Three teams from Henson earned awards in the Chemical Engineering challenge. Team Mystery Inc. won second place in the Robotics category. During the robotics portion of the challenge, middle school teams were required to complete six challenges with their robots within three minutes. Team Mystery Inc. also shares second place in this category with two teams from St. Mary’s Bryantown. Members of the team are eighth graders Cortlend Davis, Amelia Dudley, Hannah Gates, Michael Hauser and Abbie Rooney.
Two Henson teams, Team Duracell and Team Leggo My Eggo, tied for third place in the Robotics category. Members of Team Duracell are eighth graders Phillip Aguilar, Joshua Carson, Marisa Edmonds, Laura Franch and Marcus Jackson. Team Leggo My Eggo includes eighth graders Larea Barrett, Noah Kidwell, Carrine King, Kele’ Mills and Natalie Warren. The coach of both teams is Melody Colebrook-Jones, a science teacher at Henson.
Two teams from Henson, Team Ask G2 and Team Duracell, won awards in the Technical category. Team Ask G2 won first place and includes eighth graders Aniya Daniel, Gabrielle Dickerson, Garrett Hayes, Shamere Shuler and Kauvon Smith. Colebrook-Jones also coaches this team. Team Duracell earned a third-place award in the Technical category.
During the event, teams were required to complete challenges with their robots on challenge boards representing the Chesapeake Bay and a chemical pilot plant. Students from St. Mary’s County Public Schools and area private schools also competed in the event.
The in-school STEM program was launched at the competing Charles County schools earlier this school year. Over a period of 16 weeks, engineers serve as mentors to help students work with robotics, engineering challenges and scientific investigations studying the Chesapeake Bay and chemical engineering. Teams learned to write computer programs using the RoboLab programming environment and built robots capable of performing up to eight different robotics challenges within a period of three minutes.
As part of the program, teams were also required to develop research projects related to either the Chesapeake Bay or a chemical process, which they will present to a panel of judges for awards in April. Once the research presentation portion of the program is complete, awards will be given to teams in the Research and Overall categories.

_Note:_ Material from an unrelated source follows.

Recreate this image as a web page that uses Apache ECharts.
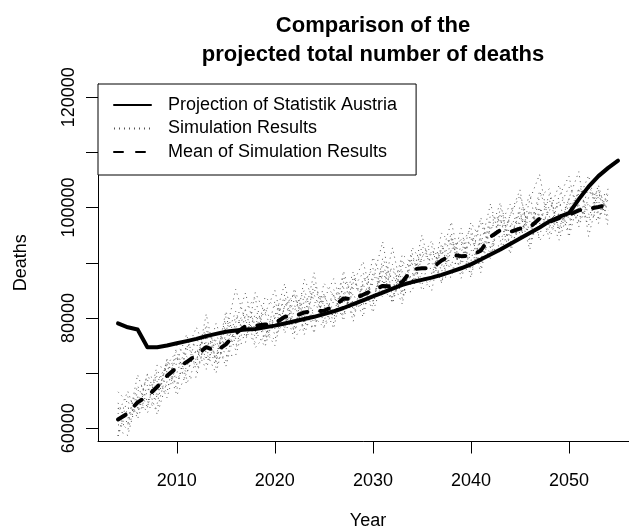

Charles County Public Schools provides 26,400 students in grades prekindergarten through 12 with an academically challenging education. Located in Southern Maryland, Charles County Public Schools has 35 schools that offer a technologically advanced, progressive and high quality education that builds character, equips for leadership and prepares students for life, careers and higher education.